Peter had Jesus, which in a way we all do, and he also had companions on the journey. He had James and John and a Mary or two, and all of them were also having to reckon with their preconceptions and misconceptions about God. And since they all of them could hardly think of anything worse than to abandon the journey of the gospel of love that would transform the world, they were willing to move along the arduous and sometimes painful road from which there was no turning back. They thought they were going to cross the waters over an easy bridge, but an earthquake ended that idea. They were going to have to trek up along the shore until they could cross at, well, the cross.
What Peter had was a community of friends who were all trying to work out their faith. He could share his confusion, disappointment, longing and hope with them. If you look around, you can see a community of friends like that right here. We are still this band of pilgrims, we, who, however many times we’ve read Jesus’ story, are still surprised that God will be so exposed and vulnerable. We are astounded the cross is so inevitable.
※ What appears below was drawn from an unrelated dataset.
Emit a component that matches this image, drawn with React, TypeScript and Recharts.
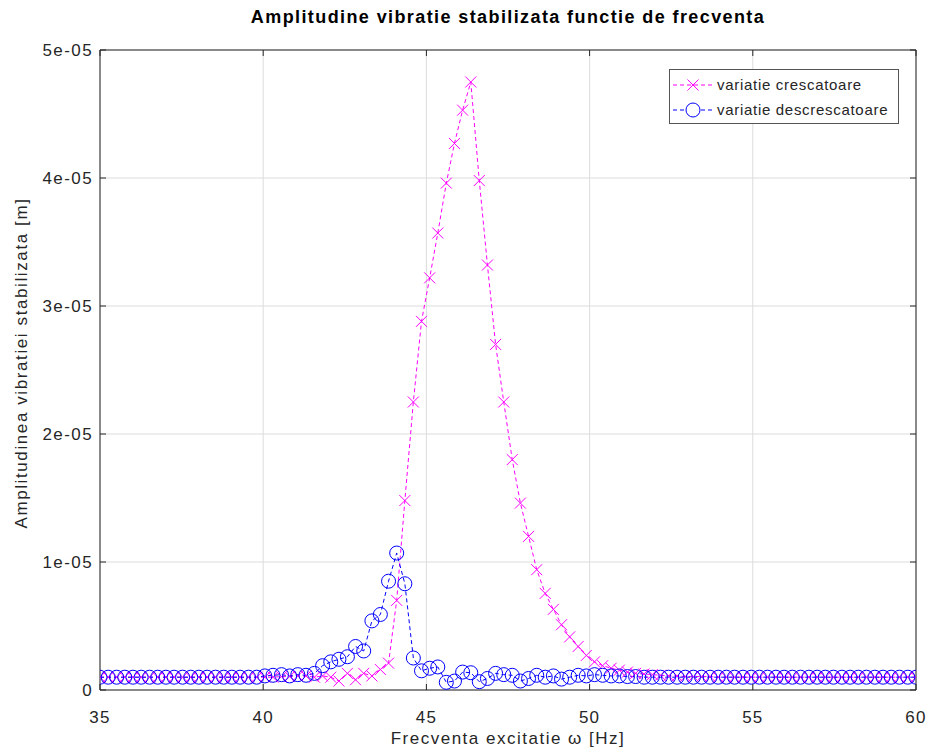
import { LineChart, Line, XAxis, YAxis, CartesianGrid } from "recharts";

// frequency grid, Hz (100 points from 35 to 60)
const freqHz = [
  35.0, 35.25, 35.51, 35.76, 36.01, 36.26, 36.52, 36.77, 37.02, 37.27,
  37.53, 37.78, 38.03, 38.28, 38.54, 38.79, 39.04, 39.29, 39.55, 39.8,
  40.05, 40.3, 40.56, 40.81, 41.06, 41.31, 41.57, 41.82, 42.07, 42.32,
  42.58, 42.83, 43.08, 43.33, 43.59, 43.84, 44.09, 44.34, 44.6, 44.85,
  45.1, 45.35, 45.61, 45.86, 46.11, 46.36, 46.62, 46.87, 47.12, 47.37,
  47.63, 47.88, 48.13, 48.38, 48.64, 48.89, 49.14, 49.39, 49.65, 49.9,
  50.15, 50.4, 50.66, 50.91, 51.16, 51.41, 51.67, 51.92, 52.17, 52.42,
  52.68, 52.93, 53.18, 53.43, 53.69, 53.94, 54.19, 54.44, 54.7, 54.95,
  55.2, 55.45, 55.71, 55.96, 56.21, 56.46, 56.72, 56.97, 57.22, 57.47,
  57.73, 57.98, 58.23, 58.48, 58.74, 58.99, 59.24, 59.49, 59.75, 60.0,
];

// amplitude, micrometres (1e-6 m)
const crescUm = [
  1.0, 1.0, 1.0, 1.0, 1.0, 1.0, 1.0, 1.0, 1.0, 1.0,
  1.0, 1.0, 1.0, 1.0, 1.0, 1.0, 1.0, 1.0, 1.0, 1.0,
  1.0, 1.0, 1.05, 1.05, 1.1, 1.1, 1.0, 1.1, 1.0, 0.7,
  1.3, 0.8, 1.3, 1.1, 1.6, 2.1, 7.0, 14.8, 22.5, 28.8,
  32.2, 35.7, 39.6, 42.7, 45.3, 47.5, 39.8, 33.2, 27.0, 22.5,
  18.0, 14.6, 12.0, 9.4, 7.55, 6.3, 5.1, 4.15, 3.4, 2.7,
  2.2, 1.9, 1.7, 1.55, 1.4, 1.3, 1.25, 1.2, 1.15, 1.1,
  1.1, 1.05, 1.05, 1.05, 1.05, 1.0, 1.0, 1.0, 1.0, 1.0,
  1.0, 1.0, 1.0, 1.0, 1.0, 1.0, 1.0, 1.0, 1.0, 1.0,
  1.0, 1.0, 1.0, 1.0, 1.0, 1.0, 1.0, 1.0, 1.0, 1.0,
];

const descrUm = [
  1.0, 1.0, 1.0, 1.0, 1.0, 1.0, 1.0, 1.0, 1.0, 1.0,
  1.0, 1.0, 1.0, 1.0, 1.0, 1.0, 1.0, 1.0, 1.0, 1.0,
  1.1, 1.15, 1.2, 1.1, 1.2, 1.15, 1.3, 1.9, 2.2, 2.4,
  2.6, 3.4, 3.05, 5.4, 5.9, 8.5, 10.7, 8.3, 2.5, 1.5,
  1.7, 1.8, 0.6, 0.7, 1.4, 1.35, 0.65, 0.9, 1.3, 1.2,
  1.15, 0.7, 0.9, 1.15, 1.0, 1.1, 0.85, 1.0, 1.15, 1.1,
  1.2, 1.15, 1.1, 1.1, 1.05, 1.05, 1.0, 1.0, 1.0, 1.0,
  1.0, 1.0, 1.0, 1.0, 1.0, 1.0, 1.0, 1.0, 1.0, 1.0,
  1.0, 1.0, 1.0, 1.0, 1.0, 1.0, 1.0, 1.0, 1.0, 1.0,
  1.0, 1.0, 1.0, 1.0, 1.0, 1.0, 1.0, 1.0, 1.0, 1.0,
];

const xTicks = [35, 40, 45, 50, 55, 60];
const yTicks = [0, 10, 20, 30, 40, 50];
const yTickLabels = ["0", "1e-05", "2e-05", "3e-05", "4e-05", "5e-05"];

const data = freqHz.map((f, i) => ({ f, cresc: crescUm[i], descr: descrUm[i] }));

const FONT = "'Liberation Sans', Arial, sans-serif";
const AXIS = "#262626";
const MAGENTA = "#ff00ff";
const BLUE = "#0000ff";

function XDot(props: any) {
  const { cx, cy, index } = props;
  if (cx == null || cy == null) return <g key={`x-${index}`} />;
  const s = 5.5;
  return (
    <g key={`x-${index}`} stroke={MAGENTA} strokeWidth={1}>
      <line x1={cx - s} y1={cy - s} x2={cx + s} y2={cy + s} />
      <line x1={cx - s} y1={cy + s} x2={cx + s} y2={cy - s} />
    </g>
  );
}

function ODot(props: any) {
  const { cx, cy, index } = props;
  if (cx == null || cy == null) return <g key={`o-${index}`} />;
  return <circle key={`o-${index}`} cx={cx} cy={cy} r={7} fill="none" stroke={BLUE} strokeWidth={1} />;
}

function BottomTick(props: any) {
  const { x, y, payload } = props;
  return (
    <g>
      <line x1={x} y1={y} x2={x} y2={y - 6} stroke={AXIS} />
      <text x={x} y={y + 33} textAnchor="middle" fontSize={17} letterSpacing={1.2} fill={AXIS} fontFamily={FONT}>
        {payload.value}
      </text>
    </g>
  );
}

function LeftTick(props: any) {
  const { x, y, payload } = props;
  const i = yTicks.indexOf(payload.value);
  return (
    <g>
      <line x1={x} y1={y} x2={x + 6} y2={y} stroke={AXIS} />
      <text x={x - 7} y={y + 6} textAnchor="end" fontSize={17} letterSpacing={1.4} fill={AXIS} fontFamily={FONT}>
        {yTickLabels[i]}
      </text>
    </g>
  );
}

function TopTick(props: any) {
  const { x, y } = props;
  return <line x1={x} y1={y} x2={x} y2={y + 6} stroke={AXIS} />;
}

function RightTick(props: any) {
  const { x, y } = props;
  return <line x1={x} y1={y} x2={x - 6} y2={y} stroke={AXIS} />;
}

function LegendBox() {
  const rows = [
    { name: "variatie crescatoare", color: MAGENTA, kind: "x" },
    { name: "variatie descrescatoare", color: BLUE, kind: "o" },
  ];
  return (
    <svg width={230} height={55} style={{ display: "block" }}>
      <rect x={0.5} y={0.5} width={229} height={54} fill="#fff" stroke="#555" strokeWidth={1} />
      {rows.map((r, i) => {
        const cy = 16 + i * 25;
        return (
          <g key={r.name}>
            <line x1={4} y1={cy} x2={44} y2={cy} stroke={r.color} strokeDasharray="4 3" />
            {r.kind === "x" ? (
              <g stroke={r.color}>
                <line x1={18.5} y1={cy - 5.5} x2={29.5} y2={cy + 5.5} />
                <line x1={18.5} y1={cy + 5.5} x2={29.5} y2={cy - 5.5} />
              </g>
            ) : (
              <circle cx={24} cy={cy} r={7} fill="#fff" stroke={r.color} />
            )}
            <text x={48} y={cy + 5} fontSize={15} letterSpacing={0.7} fill={AXIS} fontFamily={FONT}>
              {r.name}
            </text>
          </g>
        );
      })}
    </svg>
  );
}

export default function App() {
  return (
    <div style={{ position: "absolute", left: 0, top: 0, width: 929, height: 752, background: "#fff" }}>
      <LineChart
        width={929}
        height={752}
        data={data}
        margin={{ top: 0, right: 0, bottom: 0, left: 0 }}
        style={{ position: "absolute", left: 0, top: 0 }}
      >
        <CartesianGrid xAxisId="b" yAxisId="l" stroke="#dcdcdc" strokeWidth={1} />
        <XAxis
          xAxisId="b" dataKey="f" type="number" domain={[35, 60]} ticks={xTicks}
          height={62} tickSize={0} tickMargin={0} tickLine={false} stroke={AXIS}
          tick={<BottomTick />} interval={0} allowDataOverflow
        />
        <XAxis
          xAxisId="t" orientation="top" dataKey="f" type="number" domain={[35, 60]} ticks={xTicks}
          height={50} tickSize={0} tickMargin={0} tickLine={false} stroke={AXIS}
          tick={<TopTick />} interval={0} allowDataOverflow
        />
        <YAxis
          yAxisId="l" type="number" domain={[0, 50]} ticks={yTicks} width={100}
          tickSize={0} tickMargin={0} tickLine={false} stroke={AXIS}
          tick={<LeftTick />} interval={0} allowDataOverflow
        />
        <YAxis
          yAxisId="r" orientation="right" type="number" domain={[0, 50]} ticks={yTicks} width={13}
          tickSize={0} tickMargin={0} tickLine={false} stroke={AXIS}
          tick={<RightTick />} interval={0} allowDataOverflow
        />
        <Line
          xAxisId="b" yAxisId="l" dataKey="cresc" name="variatie crescatoare" stroke={MAGENTA}
          strokeWidth={1} strokeDasharray="4 3" dot={(p: any) => <XDot {...p} key={`x-${p.index}`} />}
          activeDot={false} isAnimationActive={false}
        />
        <Line
          xAxisId="b" yAxisId="l" dataKey="descr" name="variatie descrescatoare" stroke={BLUE}
          strokeWidth={1} strokeDasharray="4 3" dot={(p: any) => <ODot {...p} key={`o-${p.index}`} />}
          activeDot={false} isAnimationActive={false}
        />
      </LineChart>
      <div style={{ position: "absolute", left: 669, top: 69 }}>
        <LegendBox />
      </div>
      <div
        style={{
          position: "absolute", left: 100, width: 816, top: 7, textAlign: "center",
          fontFamily: FONT, fontWeight: "bold", fontSize: 18, letterSpacing: 1.4, color: "#000",
        }}
      >
        Amplitudine vibratie stabilizata functie de frecventa
      </div>
      <div
        style={{
          position: "absolute", left: 100, width: 816, top: 729, textAlign: "center",
          fontFamily: FONT, fontSize: 17, letterSpacing: 1.5, color: AXIS,
        }}
      >
        Frecventa excitatie ω [Hz]
      </div>
      <div style={{ position: "absolute", left: 22, top: 364, width: 0, height: 0 }}>
        <div
          style={{
            position: "absolute", left: -250, top: -11, width: 500, textAlign: "center",
            transform: "rotate(-90deg)", fontFamily: FONT, fontSize: 17, letterSpacing: 1.6,
            color: AXIS, whiteSpace: "nowrap",
          }}
        >
          Amplitudinea vibratiei stabilizata [m]
        </div>
      </div>
    </div>
  );
}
So we have this community of friends, and we do rely on each other, which is not to say that we absolutely need each other, because somehow or other, God would get us through, no matter what. But we do have this mutual support, which is a kind of covenant we made when we joined this church.
Meanwhile, don’t forget that you are still in charge of your own thoughts, and you still need to sort out your own moods, expectations and attitudes. Your thoughts about God and your thoughts about the spiritual life are one thing. Your moods are another, and they’re not easy to manage, we all know. Most of us, most of the time, try to manage our moods by manipulating things outside ourselves—fixing something, making somebody do something, drinking something—and then our mood changes. But what we really need to do is simply find a way to soothe ourselves, so that we can quiet all that other noise, get rid of the distraction about how confused we are and remember that God is standing beside us—that Jesus is walking along beside us—as we are walking along the shoreline to the next place to cross the water.
That old hymn the choir sang for the anthem. If you go back and read through it, God never says, “Get on my shoulders,” like that old footprints in the sand story, which was so popular for a while. God doesn’t say that. God says,
Fear not, I am with thee, so be not dismayed,
For I am thy God and will still give thee aid;
I’ll strengthen thee, help thee and cause thee to stand,
Upheld by my righteous omnipotent hand.
But you do your own standing. God will do all sorts of things to support you, and you will do your own standing.
Get yourself quiet enough to remember this—that God will support you and that you will stand—and you will go on to the next thing. And you will find the place where you can safely cross the water. And you will be standing again in strength and peace, and will be on your journey. Amen.